→ GIVEN MATERIAL:
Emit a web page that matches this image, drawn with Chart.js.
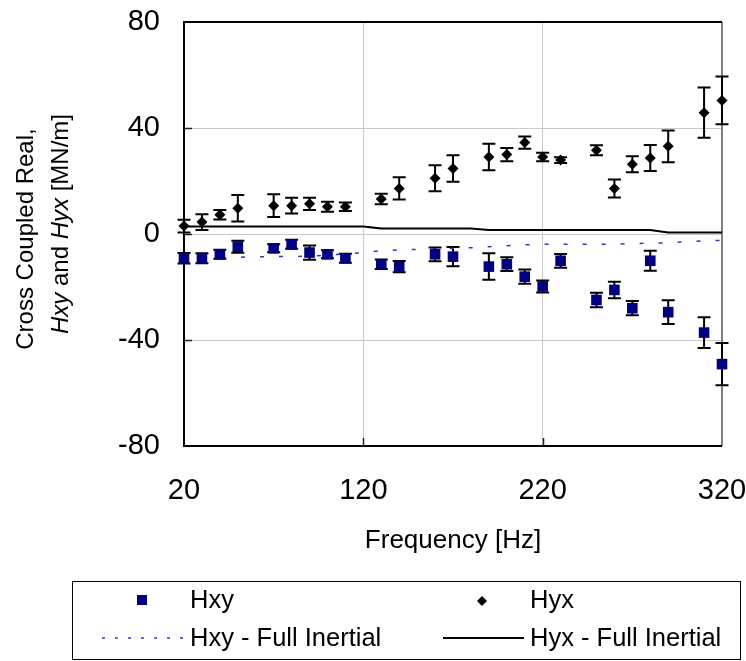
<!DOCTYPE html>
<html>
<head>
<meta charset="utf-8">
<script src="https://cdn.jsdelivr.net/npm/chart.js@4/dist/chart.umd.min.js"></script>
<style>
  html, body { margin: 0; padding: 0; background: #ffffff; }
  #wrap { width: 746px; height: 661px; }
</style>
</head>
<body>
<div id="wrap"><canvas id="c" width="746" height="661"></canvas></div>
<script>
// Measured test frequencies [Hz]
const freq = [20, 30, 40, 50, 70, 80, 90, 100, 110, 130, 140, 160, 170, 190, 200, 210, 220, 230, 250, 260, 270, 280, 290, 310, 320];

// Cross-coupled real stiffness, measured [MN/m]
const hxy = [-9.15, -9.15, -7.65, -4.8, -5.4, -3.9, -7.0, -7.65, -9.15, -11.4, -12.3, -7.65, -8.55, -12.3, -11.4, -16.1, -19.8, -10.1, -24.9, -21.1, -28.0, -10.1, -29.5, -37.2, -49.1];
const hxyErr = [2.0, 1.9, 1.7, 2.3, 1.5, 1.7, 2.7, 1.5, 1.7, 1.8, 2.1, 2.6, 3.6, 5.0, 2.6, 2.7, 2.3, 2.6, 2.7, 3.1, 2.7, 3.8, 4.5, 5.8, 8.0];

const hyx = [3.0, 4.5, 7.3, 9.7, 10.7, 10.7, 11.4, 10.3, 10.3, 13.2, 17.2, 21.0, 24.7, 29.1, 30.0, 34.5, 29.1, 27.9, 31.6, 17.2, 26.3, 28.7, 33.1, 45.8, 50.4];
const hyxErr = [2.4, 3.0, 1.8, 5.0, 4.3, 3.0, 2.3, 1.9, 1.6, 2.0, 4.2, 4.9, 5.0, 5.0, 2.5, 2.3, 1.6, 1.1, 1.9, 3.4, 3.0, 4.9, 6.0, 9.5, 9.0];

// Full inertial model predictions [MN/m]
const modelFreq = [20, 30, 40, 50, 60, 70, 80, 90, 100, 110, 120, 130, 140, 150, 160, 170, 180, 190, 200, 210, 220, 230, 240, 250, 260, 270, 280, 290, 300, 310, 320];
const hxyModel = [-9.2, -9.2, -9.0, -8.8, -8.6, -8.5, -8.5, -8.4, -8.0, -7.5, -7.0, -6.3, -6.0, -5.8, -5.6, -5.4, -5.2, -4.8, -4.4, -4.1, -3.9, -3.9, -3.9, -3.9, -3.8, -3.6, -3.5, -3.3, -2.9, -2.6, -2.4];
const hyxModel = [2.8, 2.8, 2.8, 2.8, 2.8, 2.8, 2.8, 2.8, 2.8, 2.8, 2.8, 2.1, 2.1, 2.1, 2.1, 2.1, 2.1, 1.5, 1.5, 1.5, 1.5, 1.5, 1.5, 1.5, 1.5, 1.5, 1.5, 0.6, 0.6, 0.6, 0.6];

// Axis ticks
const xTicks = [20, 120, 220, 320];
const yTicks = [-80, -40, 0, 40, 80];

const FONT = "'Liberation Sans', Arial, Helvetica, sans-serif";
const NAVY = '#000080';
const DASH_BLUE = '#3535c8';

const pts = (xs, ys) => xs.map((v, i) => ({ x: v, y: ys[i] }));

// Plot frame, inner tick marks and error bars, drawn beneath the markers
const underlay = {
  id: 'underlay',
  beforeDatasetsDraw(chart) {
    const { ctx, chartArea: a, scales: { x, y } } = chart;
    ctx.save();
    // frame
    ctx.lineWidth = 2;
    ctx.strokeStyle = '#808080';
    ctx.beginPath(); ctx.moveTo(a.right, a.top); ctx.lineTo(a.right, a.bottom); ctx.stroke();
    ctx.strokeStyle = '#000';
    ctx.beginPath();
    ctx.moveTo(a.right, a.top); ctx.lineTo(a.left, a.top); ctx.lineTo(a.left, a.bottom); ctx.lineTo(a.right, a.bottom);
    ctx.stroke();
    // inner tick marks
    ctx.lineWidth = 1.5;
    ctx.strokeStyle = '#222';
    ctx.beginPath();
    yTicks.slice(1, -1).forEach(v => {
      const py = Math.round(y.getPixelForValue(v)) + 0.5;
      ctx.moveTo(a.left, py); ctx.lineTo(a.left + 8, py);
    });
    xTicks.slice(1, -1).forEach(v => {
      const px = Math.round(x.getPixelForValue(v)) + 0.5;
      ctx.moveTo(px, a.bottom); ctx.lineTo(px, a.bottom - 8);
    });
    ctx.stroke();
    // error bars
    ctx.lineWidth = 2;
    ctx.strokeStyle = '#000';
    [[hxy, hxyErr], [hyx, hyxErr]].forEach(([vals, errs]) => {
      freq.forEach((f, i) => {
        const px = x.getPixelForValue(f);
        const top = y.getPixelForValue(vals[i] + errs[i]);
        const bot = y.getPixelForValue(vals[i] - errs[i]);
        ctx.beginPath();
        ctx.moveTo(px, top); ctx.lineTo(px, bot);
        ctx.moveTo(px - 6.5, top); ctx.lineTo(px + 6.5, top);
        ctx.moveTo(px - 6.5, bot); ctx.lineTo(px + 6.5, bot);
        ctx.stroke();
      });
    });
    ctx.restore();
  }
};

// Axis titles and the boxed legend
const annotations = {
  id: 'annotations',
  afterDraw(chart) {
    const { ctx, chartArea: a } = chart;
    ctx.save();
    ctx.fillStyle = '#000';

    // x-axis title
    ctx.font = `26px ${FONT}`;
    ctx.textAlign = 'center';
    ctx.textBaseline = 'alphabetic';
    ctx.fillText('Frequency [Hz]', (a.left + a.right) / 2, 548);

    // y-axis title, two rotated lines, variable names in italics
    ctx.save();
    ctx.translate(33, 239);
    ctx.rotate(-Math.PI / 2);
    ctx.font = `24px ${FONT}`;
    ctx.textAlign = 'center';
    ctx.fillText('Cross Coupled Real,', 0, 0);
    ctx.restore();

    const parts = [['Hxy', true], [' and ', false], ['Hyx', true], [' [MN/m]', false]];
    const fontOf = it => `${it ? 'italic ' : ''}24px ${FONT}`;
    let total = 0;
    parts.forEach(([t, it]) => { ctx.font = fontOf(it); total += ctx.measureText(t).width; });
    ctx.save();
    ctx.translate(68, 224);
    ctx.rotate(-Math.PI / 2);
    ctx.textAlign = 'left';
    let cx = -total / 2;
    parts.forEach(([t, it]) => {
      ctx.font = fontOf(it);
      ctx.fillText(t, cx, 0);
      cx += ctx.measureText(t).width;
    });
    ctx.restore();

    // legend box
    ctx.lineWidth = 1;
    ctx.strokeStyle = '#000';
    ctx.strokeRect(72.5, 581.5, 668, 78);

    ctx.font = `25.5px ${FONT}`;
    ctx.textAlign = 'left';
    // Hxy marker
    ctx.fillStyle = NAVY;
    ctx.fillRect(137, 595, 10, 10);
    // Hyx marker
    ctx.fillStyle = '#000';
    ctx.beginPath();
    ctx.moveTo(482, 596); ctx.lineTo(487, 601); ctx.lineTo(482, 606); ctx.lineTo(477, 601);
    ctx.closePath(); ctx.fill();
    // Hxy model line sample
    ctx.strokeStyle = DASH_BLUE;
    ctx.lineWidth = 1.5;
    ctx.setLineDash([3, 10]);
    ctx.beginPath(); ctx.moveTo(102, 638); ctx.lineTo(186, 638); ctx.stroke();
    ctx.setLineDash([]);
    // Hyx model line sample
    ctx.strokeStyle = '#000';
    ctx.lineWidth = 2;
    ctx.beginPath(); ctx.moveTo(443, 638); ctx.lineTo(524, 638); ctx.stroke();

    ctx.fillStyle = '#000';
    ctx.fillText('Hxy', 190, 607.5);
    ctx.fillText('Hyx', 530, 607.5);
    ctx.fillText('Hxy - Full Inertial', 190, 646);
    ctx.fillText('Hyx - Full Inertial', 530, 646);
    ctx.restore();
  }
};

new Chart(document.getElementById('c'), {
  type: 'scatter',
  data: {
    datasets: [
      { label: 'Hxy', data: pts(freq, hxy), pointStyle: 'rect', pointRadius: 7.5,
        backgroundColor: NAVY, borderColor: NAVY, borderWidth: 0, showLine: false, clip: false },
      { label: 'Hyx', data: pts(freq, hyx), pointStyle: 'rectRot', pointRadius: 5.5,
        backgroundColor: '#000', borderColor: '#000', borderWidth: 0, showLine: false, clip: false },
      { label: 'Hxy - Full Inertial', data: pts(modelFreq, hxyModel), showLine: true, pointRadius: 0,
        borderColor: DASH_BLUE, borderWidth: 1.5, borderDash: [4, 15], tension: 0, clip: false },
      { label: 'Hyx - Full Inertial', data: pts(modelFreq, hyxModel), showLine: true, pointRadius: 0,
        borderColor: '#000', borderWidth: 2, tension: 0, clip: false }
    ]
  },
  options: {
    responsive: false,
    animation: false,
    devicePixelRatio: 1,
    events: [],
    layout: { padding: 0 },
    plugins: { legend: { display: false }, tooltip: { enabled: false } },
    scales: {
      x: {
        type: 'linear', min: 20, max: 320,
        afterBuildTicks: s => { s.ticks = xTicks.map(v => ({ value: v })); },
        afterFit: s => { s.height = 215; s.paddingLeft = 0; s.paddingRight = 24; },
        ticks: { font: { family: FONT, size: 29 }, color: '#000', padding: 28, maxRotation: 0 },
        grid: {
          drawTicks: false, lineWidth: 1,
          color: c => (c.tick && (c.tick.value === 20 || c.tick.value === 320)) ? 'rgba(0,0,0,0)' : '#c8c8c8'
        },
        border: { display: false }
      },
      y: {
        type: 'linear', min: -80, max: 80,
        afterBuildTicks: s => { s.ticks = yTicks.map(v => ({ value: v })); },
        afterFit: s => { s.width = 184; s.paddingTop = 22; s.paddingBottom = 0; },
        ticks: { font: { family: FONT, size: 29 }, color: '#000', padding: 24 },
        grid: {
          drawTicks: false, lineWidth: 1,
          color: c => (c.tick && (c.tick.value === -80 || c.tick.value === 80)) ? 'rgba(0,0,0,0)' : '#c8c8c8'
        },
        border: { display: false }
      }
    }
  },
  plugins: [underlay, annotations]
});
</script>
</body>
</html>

→ EXERCISE AIM: Leave out any pictures, please, and quote only the lines from the top of the data through the line that contains "6.0, 9.5, 9.0];".

→ WRITTEN REPLY:
Emit a web page that matches this image, drawn with Chart.js.
<!DOCTYPE html>
<html>
<head>
<meta charset="utf-8">
<script src="https://cdn.jsdelivr.net/npm/chart.js@4/dist/chart.umd.min.js"></script>
<style>
  html, body { margin: 0; padding: 0; background: #ffffff; }
  #wrap { width: 746px; height: 661px; }
</style>
</head>
<body>
<div id="wrap"><canvas id="c" width="746" height="661"></canvas></div>
<script>
// Measured test frequencies [Hz]
const freq = [20, 30, 40, 50, 70, 80, 90, 100, 110, 130, 140, 160, 170, 190, 200, 210, 220, 230, 250, 260, 270, 280, 290, 310, 320];

// Cross-coupled real stiffness, measured [MN/m]
const hxy = [-9.15, -9.15, -7.65, -4.8, -5.4, -3.9, -7.0, -7.65, -9.15, -11.4, -12.3, -7.65, -8.55, -12.3, -11.4, -16.1, -19.8, -10.1, -24.9, -21.1, -28.0, -10.1, -29.5, -37.2, -49.1];
const hxyErr = [2.0, 1.9, 1.7, 2.3, 1.5, 1.7, 2.7, 1.5, 1.7, 1.8, 2.1, 2.6, 3.6, 5.0, 2.6, 2.7, 2.3, 2.6, 2.7, 3.1, 2.7, 3.8, 4.5, 5.8, 8.0];

const hyx = [3.0, 4.5, 7.3, 9.7, 10.7, 10.7, 11.4, 10.3, 10.3, 13.2, 17.2, 21.0, 24.7, 29.1, 30.0, 34.5, 29.1, 27.9, 31.6, 17.2, 26.3, 28.7, 33.1, 45.8, 50.4];
const hyxErr = [2.4, 3.0, 1.8, 5.0, 4.3, 3.0, 2.3, 1.9, 1.6, 2.0, 4.2, 4.9, 5.0, 5.0, 2.5, 2.3, 1.6, 1.1, 1.9, 3.4, 3.0, 4.9, 6.0, 9.5, 9.0];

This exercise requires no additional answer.